PIW's proposals echo the views advanced by Gary Johns from the Australian corporate think-tank, the Institute of Public Affairs at an American Enterprise Institute seminar. In particular, PIW proposed tax-exempt organizations disclose the "(i) the nature and extent of its claims to expertise, other than membership interest; (ii) the qualifications of those who will speak or act on behalf of the organization; (iii) the research undertaken by the tax-exempt organization; and (iv) whether the research has been assessed by independent peer review."

In September 2003 PIW complained to the Internal Revenue Service claiming that Greenpeace tax returns were inaccurate and breached the law. PIW asked the IRS to investigate the complaint.

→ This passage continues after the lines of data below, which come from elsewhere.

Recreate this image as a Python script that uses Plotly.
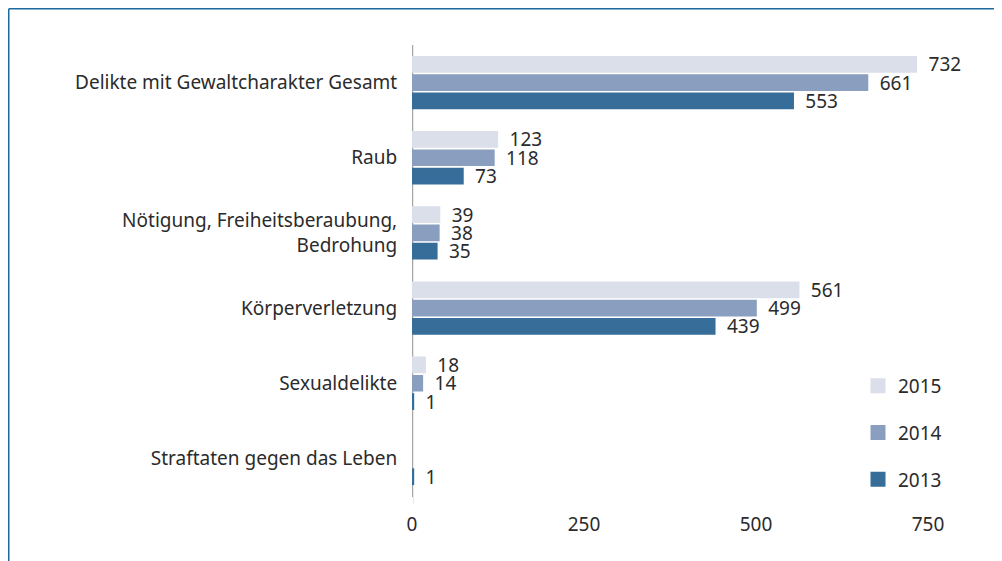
import plotly.graph_objects as go

categories = [
    "Delikte mit Gewaltcharakter Gesamt",
    "Raub",
    "Nötigung, Freiheitsberaubung,<br>Bedrohung",
    "Körperverletzung",
    "Sexualdelikte",
    "Straftaten gegen das Leben",
]
years = ["2015", "2014", "2013"]
values_2015 = [732, 123, 39, 561, 18, None]
values_2014 = [661, 118, 38, 499, 14, None]
values_2013 = [553, 73, 35, 439, 1, 1]
colors = ["#dadfea", "#8a9fbf", "#366d99"]
x_ticks = [0, 250, 500, 750]

# page body adds an 8px offset, so figure coords = screen coords - 8
OFF = 8
W, H = 1002, 561
ML, MR, MT, MB = 404, 82, 37, 73
pw, ph = W - ML - MR, H - MT - MB


def px_x(p):
    return (p - OFF - ML) / pw


def px_y(p):
    return (H - MB - (p - OFF)) / ph


fig = go.Figure()
for year, vals, col in zip(years, [values_2015, values_2014, values_2013], colors):
    fig.add_trace(go.Bar(
        y=categories, x=vals, name=year, orientation="h",
        # outline in the bar colour so the tiny values (1) stay visible
        marker=dict(color=col, line=dict(width=3, color=col)),
        text=[("  " + str(v)) if v is not None else "" for v in vals],
        textposition="outside", cliponaxis=False, constraintext="none",
        textfont=dict(size=19, color="#2b2b2b"),
        outsidetextfont=dict(size=19, color="#2b2b2b"),
        legendgroup=year,
    ))

font = "Noto Sans"
fig.update_layout(
    width=W, height=H, barmode="group", bargap=0.27, bargroupgap=0.25,
    margin=dict(l=ML, r=MR, t=MT, b=MB),
    plot_bgcolor="white", paper_bgcolor="white",
    font=dict(family=font, size=19, color="#2b2b2b"),
    legend=dict(x=px_x(858), y=px_y(367), xanchor="left", yanchor="top",
                tracegroupgap=19, font=dict(size=19), itemwidth=30),
    xaxis=dict(range=[0, 750], tickvals=x_ticks, showgrid=False, zeroline=False,
               showline=False, ticks="outside", ticklen=11, tickcolor="white"),
    yaxis=dict(autorange="reversed", showgrid=False, showline=False,
               ticks="outside", ticklen=10, tickcolor="white"),
    shapes=[
        dict(type="line", xref="x", yref="paper", x0=0, x1=0, y0=px_y(504), y1=px_y(45),
             line=dict(color="#a6a6a6", width=2.5), layer="below"),
        dict(type="line", xref="paper", yref="paper", x0=px_x(8.75), x1=px_x(1012),
             y0=px_y(8.75), y1=px_y(8.75), line=dict(color="#1d6a9e", width=1.5)),
        dict(type="line", xref="paper", yref="paper", x0=px_x(8.75), x1=px_x(8.75),
             y0=px_y(8.75), y1=px_y(575), line=dict(color="#1d6a9e", width=1.5)),
    ],
)

fig.write_html("out.html")
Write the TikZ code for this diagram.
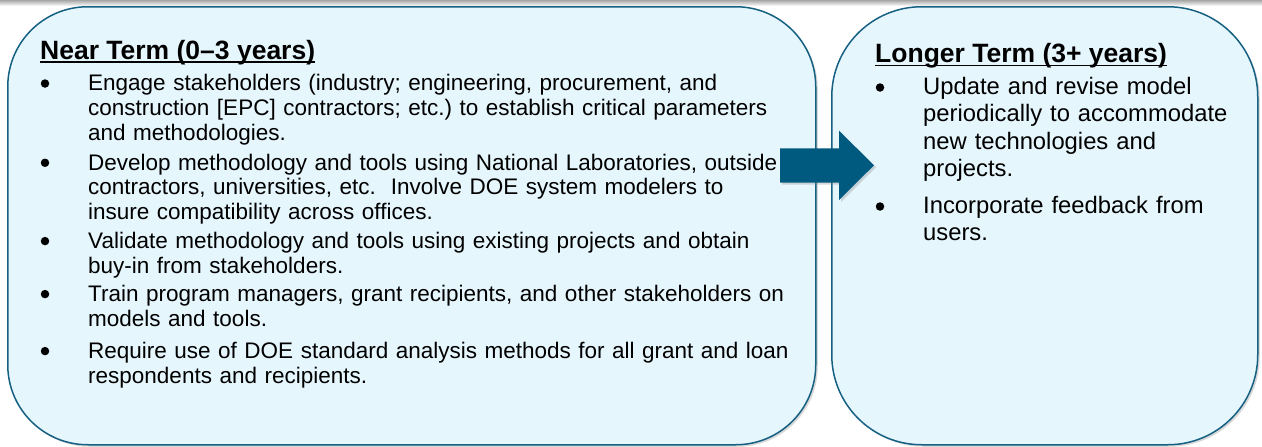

In a column filed with the Copley News Service Doug Bandow, a senior fellow at the Cato Institute and James Madison Scholar with the American Legislative Exchange Council, while conceding the Greenpeace had a right to advocate its beliefs, railed against non-profit groups having a tax-deductible 501c(3) entity that can transfer funds to a non-deductible 501 c (4) entity. "What they shouldn't be able to do is manipulate the tax system to advance their agenda," Bandow complained. Bandow endorsed PIW's claim that foundations that provided grants should verify how funds were spent.

PIW's attack on Greenpeace was also taken up by Californian Republican Assemblyman Ray Haynes, who urged that State Attorney-General Lockyer prosecute Greenpeace under various laws, including the state's unfair-business-practice law.

The Public Interest Watch report was also covered by Marc Levin, a lawyer and president of the American Freedom Center. After reviewing a number of incidents of damage to property attributed to the Animal Liberation Front and Earth Liberation Front, Levin sought to equate Greenpeace with ecoterrorism. "While these acts of ecoterror are clearly illegal, few people realize that the money used to commit many of these crimes may have been illegally laundered through tax-exempt organizations whose donors - individuals and nonprofit foundations unaware of the laundering - receive tax deductions," he wrote in the New Jersey Law Journal.

In May 2004 under interim Executive Director Lewis Fein, PIW were targeting Greenpeace once more claiming that they had found what they claimed was the "secret" location of the Greenpeace actions warehouse in Washington, D.C. The media release was picked up by the Washington Times.

In a letter to the editor in the Washington Times, Greenpeace's operations manager, Bill Richardson, ridiculed PIW's claim that the warehouse location was secret. "What extraordinary detective skills it must have taken to notice the mailbox with the name "Greenpeace" on the front of the building. Thanks for the giggle," he wrote.

== Funding ==

In a January 2003 letter to the IRS – as well as on its website – PIW states that it "has been established as a 501(c)4 nonprofit organization, which means contributions to PIW are not tax-deductible." Asked whether PIW had filed an annual return with the IRS since the organisation was formed Fein said "I believe so".

On its website PIW states that "initial funding for PIW has been provided by business organizations".

(For more details on the Internal Revenue Service provisions for non-profits groups - including on the 501c(3) and 501c(4) provisions see The U.S. tax code and non profits).

==Personnel ==
- Lewis Fein, executive director (interim)
- Jim McCarthy, Board member
- Michael Hardiman, founding executive director. Resigned from PIW in January 2004 to work in Iraq as a civilian employee of the Defense Department.

In an interview, Fein said he was unable to disclose who the members of the board of directors were. "With media inquiries when I have been called to discuss the board or the individual members themselves, many are with very well established biographies, I just need to clear it with them," he said.

Nor could Fein comment on whether the street address listed on their website was in fact a residential address and not an office at all. "It is just standard policy that I have to apply. I’m not trying to be evasive or not answer your question. It's just that if the board say its OK to answer these questions then I can get back to you with the information," he said. To date there has been no further information forthcoming by email.